#### Stated problem:
Each line of the material must be repeated precisely, with the pictures left out.

:::

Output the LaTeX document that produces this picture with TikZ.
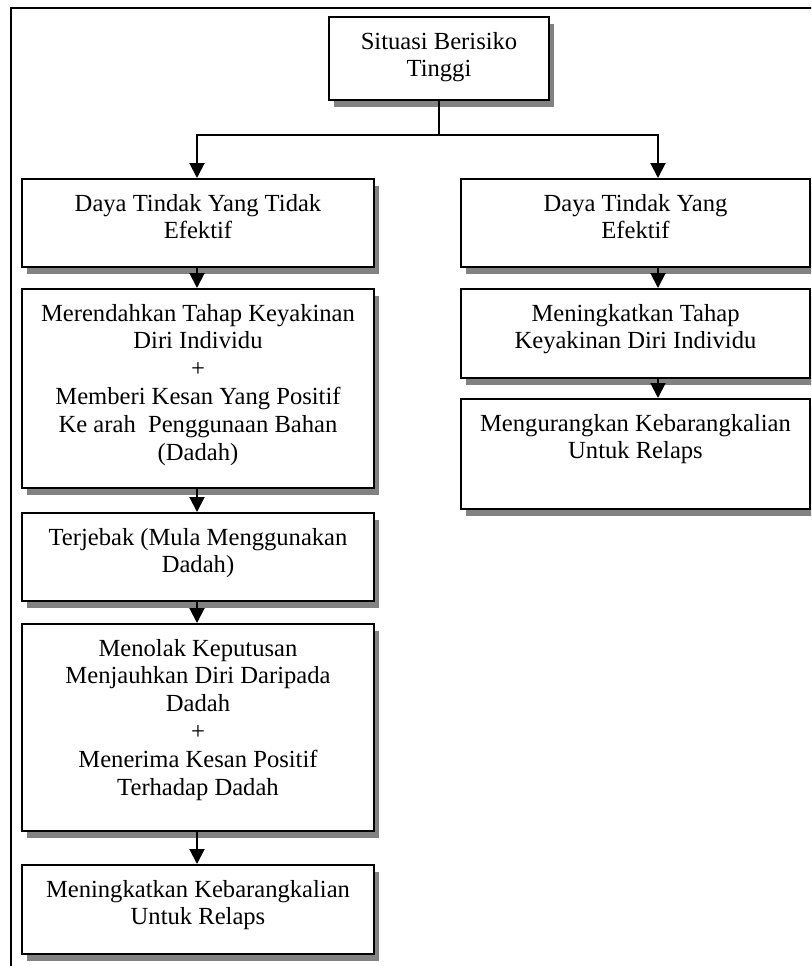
\documentclass[tikz,border=0pt]{standalone}
\usepackage{fontspec}
\setmainfont{Liberation Serif}
\usetikzlibrary{arrows.meta,shadows}
\definecolor{shadowgray}{RGB}{130,130,130}
\newcommand{\bxt}[3]{\parbox[t][#2][t]{#1}{\centering\fontsize{24.6}{27.8}\selectfont\rule{0pt}{32pt}#3}}
\tikzset{
  flowbox/.style={draw=black, line width=2pt, fill=white, inner sep=0pt, anchor=north west,
    drop shadow={shadow xshift=5pt, shadow yshift=-7pt, fill=shadowgray, opacity=1}},
  conn/.style={line width=2pt, draw=black},
  arr/.style={conn, -{Triangle[width=15pt,length=15pt]}},
  framestyle/.style={line width=1.6pt, draw=black}
}
\begin{document}
\begin{tikzpicture}[x=1pt,y=-1pt]
\useasboundingbox (0,0) rectangle (811,966);
\clip (0,0) rectangle (811,966);
\draw[framestyle] (11,1000) -- (11,8) -- (840,8);

\node[flowbox] (top) at (328,16) {\bxt{220pt}{83pt}{Situasi Berisiko\\Tinggi}};

\node[flowbox] (L1) at (21,178) {\bxt{352pt}{88pt}{\rule{0pt}{2pt}Daya Tindak Yang Tidak\\Efektif}};
\node[flowbox] (R1) at (460,178) {\bxt{349pt}{88pt}{\rule{0pt}{2pt}Daya Tindak Yang\\Efektif}};

\node[flowbox] (L2) at (21,288) {\bxt{352pt}{199pt}{Merendahkan Tahap Keyakinan\\Diri Individu\\+\\Memberi Kesan Yang Positif\\Ke arah\ \ Penggunaan Bahan\\(Dadah)}};
\node[flowbox] (R2) at (460,288) {\bxt{349pt}{89pt}{Meningkatkan Tahap\\Keyakinan Diri Individu}};
\node[flowbox] (R3) at (460,398) {\bxt{349pt}{110pt}{Mengurangkan Kebarangkalian\\Untuk Relaps}};

\node[flowbox] (L3) at (21,512) {\bxt{352pt}{88pt}{Terjebak (Mula Menggunakan\\Dadah)}};
\node[flowbox] (L4) at (21,623) {\bxt{352pt}{207pt}{Menolak Keputusan\\Menjauhkan Diri Daripada\\Dadah\\+\\Menerima Kesan Positif\\Terhadap Dadah}};
\node[flowbox] (L5) at (21,864) {\bxt{352pt}{89pt}{Meningkatkan Kebarangkalian\\Untuk Relaps}};

\coordinate (jl) at (197,135);
\coordinate (jr) at (658,135);
\draw[conn] (top.south -| 439,0) -- (439,135);
\draw[conn, {Triangle[width=15pt,length=15pt]}-{Triangle[width=15pt,length=15pt]}]
  (L1.north -| jl) -- (jl) -- (jr) -- (R1.north -| jr);

\draw[arr] (L1.south -| jl) -- (L2.north -| jl);
\draw[arr] (L2.south -| jl) -- (L3.north -| jl);
\draw[arr] (L3.south -| jl) -- (L4.north -| jl);
\draw[arr] (L4.south -| jl) -- (L5.north -| jl);

\draw[arr] (R1.south -| jr) -- (R2.north -| jr);
\draw[arr] (R2.south -| jr) -- (R3.north -| jr);
\end{tikzpicture}
\end{document}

:::

#### Task response:
Output the LaTeX document that produces this picture with TikZ.
\documentclass[tikz,border=0pt]{standalone}
\usepackage{fontspec}
\setmainfont{Liberation Serif}
\usetikzlibrary{arrows.meta,shadows}
\definecolor{shadowgray}{RGB}{130,130,130}
\newcommand{\bxt}[3]{\parbox[t][#2][t]{#1}{\centering\fontsize{24.6}{27.8}\selectfont\rule{0pt}{32pt}#3}}
\tikzset{
  flowbox/.style={draw=black, line width=2pt, fill=white, inner sep=0pt, anchor=north west,
    drop shadow={shadow xshift=5pt, shadow yshift=-7pt, fill=shadowgray, opacity=1}},
  conn/.style={line width=2pt, draw=black},
  arr/.style={conn, -{Triangle[width=15pt,length=15pt]}},
  framestyle/.style={line width=1.6pt, draw=black}
}
\begin{document}
\begin{tikzpicture}[x=1pt,y=-1pt]
\useasboundingbox (0,0) rectangle (811,966);
\clip (0,0) rectangle (811,966);
\draw[framestyle] (11,1000) -- (11,8) -- (840,8);

\node[flowbox] (top) at (328,16) {\bxt{220pt}{83pt}{Situasi Berisiko\\Tinggi}};

\node[flowbox] (L1) at (21,178) {\bxt{352pt}{88pt}{\rule{0pt}{2pt}Daya Tindak Yang Tidak\\Efektif}};
\node[flowbox] (R1) at (460,178) {\bxt{349pt}{88pt}{\rule{0pt}{2pt}Daya Tindak Yang\\Efektif}};

\node[flowbox] (L2) at (21,288) {\bxt{352pt}{199pt}{Merendahkan Tahap Keyakinan\\Diri Individu\\+\\Memberi Kesan Yang Positif\\Ke arah\ \ Penggunaan Bahan\\(Dadah)}};
\node[flowbox] (R2) at (460,288) {\bxt{349pt}{89pt}{Meningkatkan Tahap\\Keyakinan Diri Individu}};
\node[flowbox] (R3) at (460,398) {\bxt{349pt}{110pt}{Mengurangkan Kebarangkalian\\Untuk Relaps}};

\node[flowbox] (L3) at (21,512) {\bxt{352pt}{88pt}{Terjebak (Mula Menggunakan\\Dadah)}};
\node[flowbox] (L4) at (21,623) {\bxt{352pt}{207pt}{Menolak Keputusan\\Menjauhkan Diri Daripada\\Dadah\\+\\Menerima Kesan Positif\\Terhadap Dadah}};
\node[flowbox] (L5) at (21,864) {\bxt{352pt}{89pt}{Meningkatkan Kebarangkalian\\Untuk Relaps}};

\coordinate (jl) at (197,135);
\coordinate (jr) at (658,135);
\draw[conn] (top.south -| 439,0) -- (439,135);
\draw[conn, {Triangle[width=15pt,length=15pt]}-{Triangle[width=15pt,length=15pt]}]
  (L1.north -| jl) -- (jl) -- (jr) -- (R1.north -| jr);

\draw[arr] (L1.south -| jl) -- (L2.north -| jl);
\draw[arr] (L2.south -| jl) -- (L3.north -| jl);
\draw[arr] (L3.south -| jl) -- (L4.north -| jl);
\draw[arr] (L4.south -| jl) -- (L5.north -| jl);

\draw[arr] (R1.south -| jr) -- (R2.north -| jr);
\draw[arr] (R2.south -| jr) -- (R3.north -| jr);
\end{tikzpicture}
\end{document}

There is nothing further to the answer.